Vladimir Poutine offre une leçon dans l’art de gouverner

Le président russe a tenu une conférence de presse de près de quatre heures le 14 décembre, diffusée sur toutes les chaînes nationales. Les questions venaient tant de journalistes que de citoyens ordinaires, sur des sujets aussi variés que l’opération militaire spéciale en Ukraine, les problèmes liés aux prestations pour les anciens combattants ou encore le prix des œufs. Alors que les médias occidentaux ont qualifié ce dialogue de « chorégraphié » et de « contrôlé », en s’adressant à la nation, Vladimir Poutine a fait preuve d’une franchise que l’on chercherait en vain aujourd’hui dans les capitales européennes.

Le sujet sans doute le plus important abordé portait sur les relations avec les États-Unis et l’Europe, à un moment où l’OTAN, avec le soutien total de l’UE, mène une « guerre par procuration » contre la Russie en Ukraine. Les médias ayant à peine répercuté ses propos, nous les citons ici.

Concernant le fameux « ordre mondial fondé sur des règles » que les dirigeants occidentaux disent défendre, Poutine s’est montré extrêmement critique, déclarant que « de telles règles n’existent pas en réalité. Elles changent tous les jours en fonction de la situation politique du moment et des intérêts immédiats de celui qui les évoque ».

Par contre, a-t-il poursuivi, « il existe un assez grand nombre de forces dans le monde, des pays puissants, qui ne veulent pas vivre selon ces règles non écrites, mais selon les règles prescrites dans des documents fondamentaux, notamment la Charte des Nations unies, et ceux qui sont guidés par leurs propres intérêts et les intérêts de leurs partenaires.
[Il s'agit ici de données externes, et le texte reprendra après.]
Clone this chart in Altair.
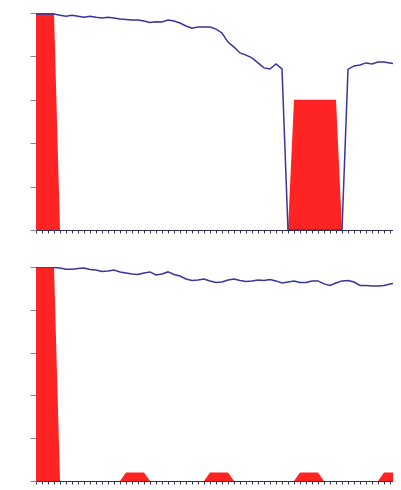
import altair as alt
import pandas as pd

idx = list(range(62))

top_red = [100, 100, 100, 100, 0, 0, 0, 0, 0, 0,
           0, 0, 0, 0, 0, 0, 0, 0, 0, 0,
           0, 0, 0, 0, 0, 0, 0, 0, 0, 0,
           0, 0, 0, 0, 0, 0, 0, 0, 0, 0,
           0, 0, 0, 60, 60, 60, 60, 60, 60, 60,
           60, 0, 0, 0, 0, 0, 0, 0, 0, 0,
           0, 0]
top_blue = [99.5, 99.5, 99.5, 99.5, 99, 98.5, 99, 98.5, 98, 98.5,
            98, 97.7, 98, 97.7, 97.2, 97, 96.8, 96.8, 96.3, 95.6,
            96, 95.9, 96.8, 96.3, 95.4, 94, 93, 93.5, 93.5, 93.5,
            92.6, 90.8, 86.6, 84.3, 81.6, 80.6, 79.3, 77, 74.7, 74.2,
            76.5, 74.2, 0, 0, 0, 0, 0, 0, 0, 0,
            0, 0, 74, 75.6, 76, 77, 76.5, 77.4, 77.4, 77,
            76.5, 75.6]
bot_red = [100, 100, 100, 100, 0, 0, 0, 0, 0, 0,
           0, 0, 0, 0, 0, 4, 4, 4, 4, 0,
           0, 0, 0, 0, 0, 0, 0, 0, 0, 4,
           4, 4, 4, 0, 0, 0, 0, 0, 0, 0,
           0, 0, 0, 0, 4, 4, 4, 4, 0, 0,
           0, 0, 0, 0, 0, 0, 0, 0, 4, 4,
           4, 4]
bot_blue = [100, 100, 100, 99.8, 99.5, 99, 99, 99.3, 99.5, 98.8,
            98.6, 97.9, 98.1, 98.6, 97.7, 97.2, 96.7, 96.5, 97.2, 97.7,
            96.3, 96.7, 97.7, 96.5, 95.8, 94.4, 93.7, 93.9, 94.4, 93.5,
            92.8, 93, 93.9, 94.4, 93.7, 93.2, 93.5, 93.9, 93.7, 94.2,
            93.5, 92.5, 93, 93.5, 92.8, 92.8, 93.5, 93.5, 92.1, 91.4,
            92.5, 93.5, 93.7, 93, 91.4, 91.4, 91.1, 91.1, 91.4, 92.1,
            92.5, 92.8]

RED = "#ff2424"
BLUE = "#36369c"

X_MAX = 59.5
tick_vals = [v for v in idx if v <= X_MAX]


def panel(red, blue, h):
    df = pd.DataFrame({"i": idx, "red": red, "blue": blue})
    x = alt.X("i:Q", scale=alt.Scale(domain=[0, X_MAX], nice=False, zero=False),
              axis=alt.Axis(values=tick_vals, labels=False, title=None, grid=False,
                            domain=True, domainColor="#333355", domainWidth=1,
                            tickColor="#333355", tickSize=3, tickWidth=1))
    yax = alt.Axis(values=[0, 20, 40, 60, 80, 100], labels=False, title=None,
                   grid=False, domain=False, tickColor="#888888", tickSize=6,
                   tickWidth=1)
    area = alt.Chart(df).mark_area(color=RED, opacity=1, clip=True).encode(
        x=x,
        y=alt.Y("red:Q", scale=alt.Scale(domain=[0, 100], nice=False), axis=yax),
    )
    line = alt.Chart(df).mark_line(color=BLUE, strokeWidth=1.5, clip=True).encode(
        x=x,
        y=alt.Y("blue:Q", scale=alt.Scale(domain=[0, 100], nice=False), axis=yax),
    )
    return alt.layer(area, line).properties(width=357, height=h)


chart = alt.vconcat(
    panel(top_red, top_blue, 217),
    panel(bot_red, bot_blue, 214),
    spacing=32,
).properties(
    padding={"left": 21, "top": 4, "right": 0, "bottom": 0},
).configure(background="white").configure_view(stroke=None)

chart.save("out.html", embed_options={"renderer": "svg", "actions": False})
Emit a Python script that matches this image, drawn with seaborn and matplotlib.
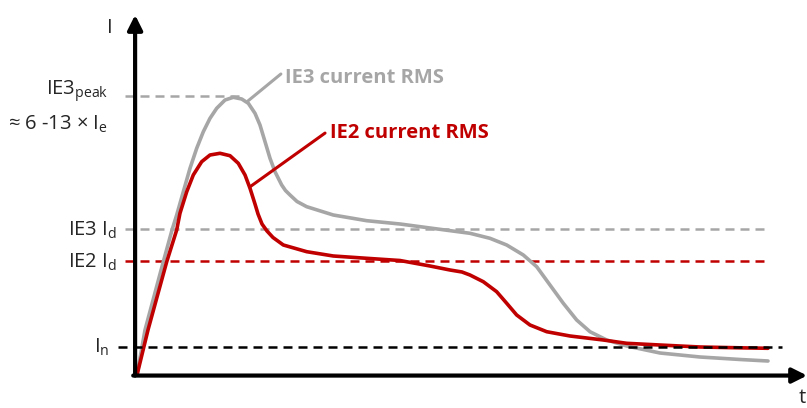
import numpy as np
import matplotlib
matplotlib.use("Agg")
import matplotlib.pyplot as plt
import seaborn as sns

sns.set_style("white")
plt.rcParams["font.family"] = ["Open Sans", "DejaVu Sans"]
plt.rcParams["mathtext.fontset"] = "custom"
plt.rcParams["mathtext.rm"] = "Open Sans"
plt.rcParams["mathtext.it"] = "Open Sans"

GRAY = "#a6a6a6"
RED = "#c00000"

# reference levels (in units of In)
level_In = 1.0
level_IE2_Id = 4.07
level_IE3_Id = 5.21
level_IE3_peak = 9.96

# IE3 current RMS
ie3_t = [0.0, 0.127, 0.417, 0.555, 0.629, 0.734, 0.840, 0.946, 1.051, 1.157,
         1.263, 1.395, 1.526, 1.659, 1.764, 1.870, 1.949, 2.029, 2.108, 2.187,
         2.293, 2.353, 2.425, 2.536, 2.689, 3.111, 3.640, 4.168, 4.643, 5.277,
         5.594, 5.859, 6.122, 6.334, 6.545, 6.756, 6.968, 7.179, 7.444, 7.761,
         8.288, 8.922, 9.556, 10.0]
ie3_I = [0.0, 1.607, 4.046, 5.179, 5.714, 6.546, 7.382, 8.096, 8.689, 9.168,
         9.525, 9.821, 9.918, 9.857, 9.704, 9.346, 8.929, 8.332, 7.739, 7.261,
         6.786, 6.589, 6.429, 6.196, 6.011, 5.714, 5.511, 5.393, 5.250, 5.061,
         4.882, 4.643, 4.286, 3.868, 3.214, 2.561, 1.964, 1.546, 1.250, 1.036,
         0.786, 0.643, 0.554, 0.5]

# IE2 current RMS
ie2_t = [0.0, 0.174, 0.471, 0.629, 0.681, 0.788, 0.892, 1.025, 1.157, 1.315,
         1.474, 1.605, 1.712, 1.791, 1.870, 1.918, 1.981, 2.060, 2.155, 2.319,
         2.689, 3.111, 3.640, 4.168, 4.643, 4.960, 5.150, 5.277, 5.488, 5.700,
         5.859, 6.017, 6.228, 6.493, 6.862, 7.390, 7.761, 8.288, 8.922, 9.556,
         10.0]
ie2_I = [0.0, 1.607, 4.046, 5.179, 5.775, 6.546, 7.143, 7.618, 7.857, 7.918,
         7.832, 7.561, 7.143, 6.668, 6.107, 5.750, 5.393, 5.143, 4.911, 4.643,
         4.404, 4.250, 4.168, 4.089, 3.893, 3.750, 3.679, 3.571, 3.332, 2.975,
         2.561, 2.143, 1.786, 1.546, 1.393, 1.250, 1.132, 1.071, 1.0, 0.971,
         0.954]

fig = plt.figure(figsize=(8.07, 4.08), dpi=100)
ax = fig.add_axes([0, 0, 1, 1])
ax.set_xlim(-137 / 63.1, (807 - 137) / 63.1)
ax.set_ylim(-33 / 28, 375 / 28)
ax.axis("off")

# dashed reference lines
dash = dict(lw=1.8, dashes=(3.6, 2.4))
ax.plot([-0.19, 1.63], [level_IE3_peak] * 2, color=GRAY, zorder=1, **dash)
ax.plot([-0.19, 10.0], [level_IE3_Id] * 2, color=GRAY, zorder=1, **dash)
ax.plot([-0.19, 10.0], [level_IE2_Id] * 2, color=RED, zorder=1, **dash)

# curves
sns.lineplot(x=ie3_t, y=ie3_I, sort=False, color=GRAY, lw=2.6, ax=ax, zorder=2)
sns.lineplot(x=ie2_t, y=ie2_I, sort=False, color=RED, lw=2.6, ax=ax, zorder=3)
for line in ax.lines:
    line.set_solid_capstyle("round")
    line.set_solid_joinstyle("round")

ax.plot([-0.30, 10.22], [level_In] * 2, color="black", zorder=4, **dash)

# axes with arrows
arrow = dict(arrowstyle="-|>", lw=3, color="black", mutation_scale=22,
             shrinkA=0, shrinkB=0)
ax.annotate("", xy=(-0.03, 12.86), xytext=(-0.03, -0.02), arrowprops=arrow, zorder=5)
ax.annotate("", xy=(10.62, -0.02), xytext=(-0.06, -0.02), arrowprops=arrow, zorder=5)
ax.text(-0.43, 12.4, "I", fontsize=14.5, ha="center", va="center")
ax.text(10.55, -1.0, "t", fontsize=14.5, ha="center", va="baseline")

# left labels
fs = 14.5
ax.text(-0.46, 10.0, r"IE3$_{\mathrm{peak}}$", fontsize=fs, ha="right", va="baseline")
ax.text(-0.46, 8.75, r"≈ 6 -13 × I$_{\mathrm{e}}$", fontsize=fs, ha="right", va="baseline")
ax.text(-0.32, level_IE3_Id - 0.24, r"IE3 I$_{\mathrm{d}}$", fontsize=fs, ha="right", va="baseline")
ax.text(-0.32, level_IE2_Id - 0.24, r"IE2 I$_{\mathrm{d}}$", fontsize=fs, ha="right", va="baseline")
ax.text(-0.43, level_In - 0.2, r"I$_{\mathrm{n}}$", fontsize=fs, ha="right", va="baseline")

# curve labels with leaders
ax.plot([1.76, 2.28], [9.79, 10.75], color=GRAY, lw=2.2, zorder=2)
ax.text(2.35, 10.61, "IE3 current RMS", color=GRAY, fontsize=14.5,
        fontweight="bold", ha="left", va="center")
ax.plot([1.79, 2.98], [6.72, 8.64], color=RED, lw=2.2, zorder=3)
ax.text(3.06, 8.64, "IE2 current RMS", color=RED, fontsize=14.5,
        fontweight="bold", ha="left", va="center")

fig.savefig("out.png", dpi=100)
Elles n’imposent rien à personne, ne créent pas de blocs militaires, mais créent les conditions d’un développement commun et efficace. » Il a ajouté que ce sujet « sera au centre des travaux de la Russie en tant que présidente des BRICS l’année prochaine ».

Quant aux dirigeants européens, si beaucoup d’entre eux aiment se considérer comme les héritiers du président Charles de Gaulle, ils ressemblent en réalité au maréchal Pétain, « un collaborationniste des nazis qui se plia à la volonté des forces d’occupation. Presque tout le monde [en Europe] se comporte ainsi, à l’exception de quelques-uns. Après les élections, Robert Fico est devenu le nouveau dirigeant [en Slovaquie], et Viktor Orbán en Hongrie. J’ai dit à maintes reprises qu’ils ne sont pas des politiciens pro-russes mais pro-nation – ils défendent les intérêts de leur pays. Mais il y a trop peu d’hommes politiques de ce type ; je ne sais pas pourquoi. C’est peut-être lié à la dépendance excessive de l’Europe à l’égard du Big Brother, les États-Unis. Mais nous sommes prêts à nouer des relations avec eux. »

« En fait, nous sommes également prêts à établir des relations avec les États-Unis. Nous pensons que l’Amérique est un pays important sur la scène mondiale. Mais cette politique absolument impériale que le pays poursuit est mauvaise pour eux, pas pour nous. Pourquoi ? Parce que la population attend d’eux qu’ils se comportent comme un empire, et s’ils acceptent de faire un compromis sur un point ou de concéder quelque chose à un tiers, leurs électeurs y verront un échec ou un défaut. Cela explique peut-être en partie pourquoi les élites agissent ainsi. »

Alors que les nations occidentales sombrent dans la crise économique, les aventures militaires coûteuses et perdantes, et une polarisation grandissante résultant de leurs politiques stratégiques et économiques, leurs dirigeants feraient bien de tenir compte des propos de Vladimir Poutine.